I am trying to write a known pattern (ie 0xFFFFFFFF or 0x00000000) on top of already written flash memory, to invalidate portions of it for a primitive file system. But it doesn't work for me on the STM32L series as it does on the STM32F series.

I am used to the STM32F family of microcontrollers, where the flash memory is erased to 0xFFFFFFFF and written with 0's. You can write anything you want to erase memory, ie

 write 0x00001234 on top of 0xFFFFFFFF -> 0x00001234

and you can write 0x00000000 (all zeros) on top of anything

 write 0x00000000 on top of 0x00001234 -> 0x0000000

I am now using the STM32L family (low power), and the flash memory is totally different. It is erased to 0x00000000, and written with 1's. However, I don't know how to reliably write all ones. For example, if I erase, I can do this

 write 0x01020304 on top of 0x00000000 -> 0x01020304

but if I try

 write 0xFFFFFFFF on top of 0x01020304 -> 0xFFFFFFBF !!!

Note that the final answer has a B in it. It is not all ones. In fact, if I write bytes 0x00 to 0xFF to a freshly erased page of memory, and then write 0xFFFFFFFFFF all over it, I get very glitchy results:

ff ff ff bf ff ff ff ff ff ff ff ff ff ff ff fb
f7 ff ff ff fd ff ff ff ff ff ff f7 ff ff ff ff
fe ff ff ff ff ff ff ff ff ff ff 7f f7 ff ff ff
ff ff ff fb ff ff ff ef ff ff ff ff ff ff ff df
fe ff ff ff ff ff ff ff ff ff ff 7f f7 ff ff ff
ff ff ff fb ff ff ff ef ff ff ff ff ff ff ff ff
ff ff ff bf ff ff ff ff ff ff ff ff ff ff ff fb
f7 ff ff ff fd ff ff ff ff ff ff f7 ff ff ff df
f7 ff ff ff fd ff ff ff ff ff ff f7 fe ff ff ff
ff ff ff bf ff ff ff ff ff ff ff ff fd ff ff ff
ff ff ff fb ff ff ff ef ff ff ff ff ff ff ff bf
fe ff ff ff ff ff ff ff ff ff ff 7f fb ff ff ff
ff ff ff fb ff ff ff ef ff ff ff ff ff ff ff bf
fe ff ff ff ff ff ff ff ff ff ff 7f ff ff ff ef
f7 ff ff ff fd ff ff ff ff ff ff f7 fe ff ff ff
ff ff ff bf ff ff ff ff ff ff ff ff fb ff ff ff

Here is the pseudo code I am using (FlashWrite is a wrapper around the STM std periph library). I tried writing a pattern of 8 writes with the bits shifted <<1 each time, and that actually gave me what I wanted (all ones) but I am not sure this is reliable.

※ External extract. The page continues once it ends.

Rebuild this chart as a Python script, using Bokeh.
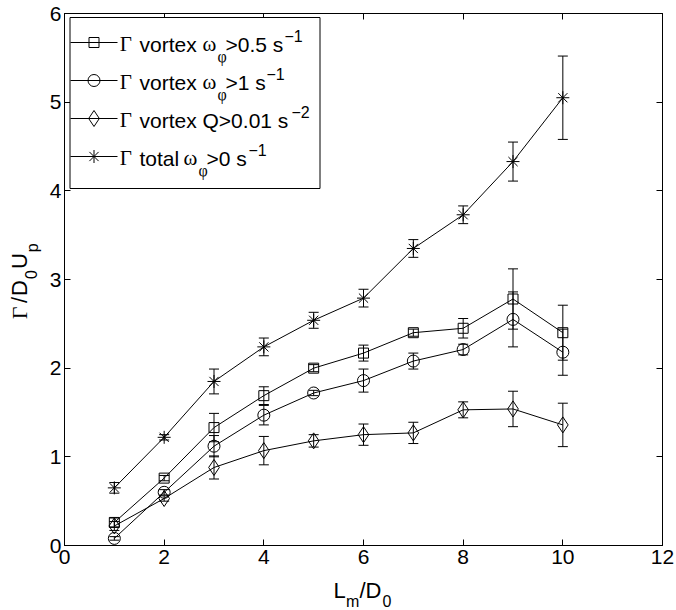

 uint32_t pattern = 0x04030201;
 for(int j=0;j<64;j++) {
    FlashWriteArray(0x0801E000 + 4*j,(uint8_t*)&pattern,4);
    pattern += 0x04040404;

 for(int j=0;j<64;j++) {
#if 1
     // write once
     uint32_t pattern = 0xFFFFFFFF;
     FlashWriteArray(0x0801E000 + 4*j,(uint8_t*)&pattern,4);
     // write shifting bit pattern
     uint32_t pattern = 0x01010101;
     for(int i=0;i<8;i++) {
        FlashWriteArray(0x0801E000 + 4*j,(uint8_t*)&pattern,4);
        pattern <<=1;

Some types of non-volatile memory device use error-correcting logic which adds an extra few bits to each programmable chunk (e.g. 5 bits per 16, 6 per 32, 7 per 64, 8 per 128, etc.) Generally the error correction code is chosen so that all bits blank is a valid representation; in some cases, but not all, it may also be chosen such that all bits programmed is also a valid combination. For simplicity, I'll assume a code with which guards each group of 4 bits with 3 guard bits. Compute the three guard bits guard bit as being the xor of either data bits 0+1+3, 0+2+3, or 1+2+3. I'll also assume that a blank word is zero.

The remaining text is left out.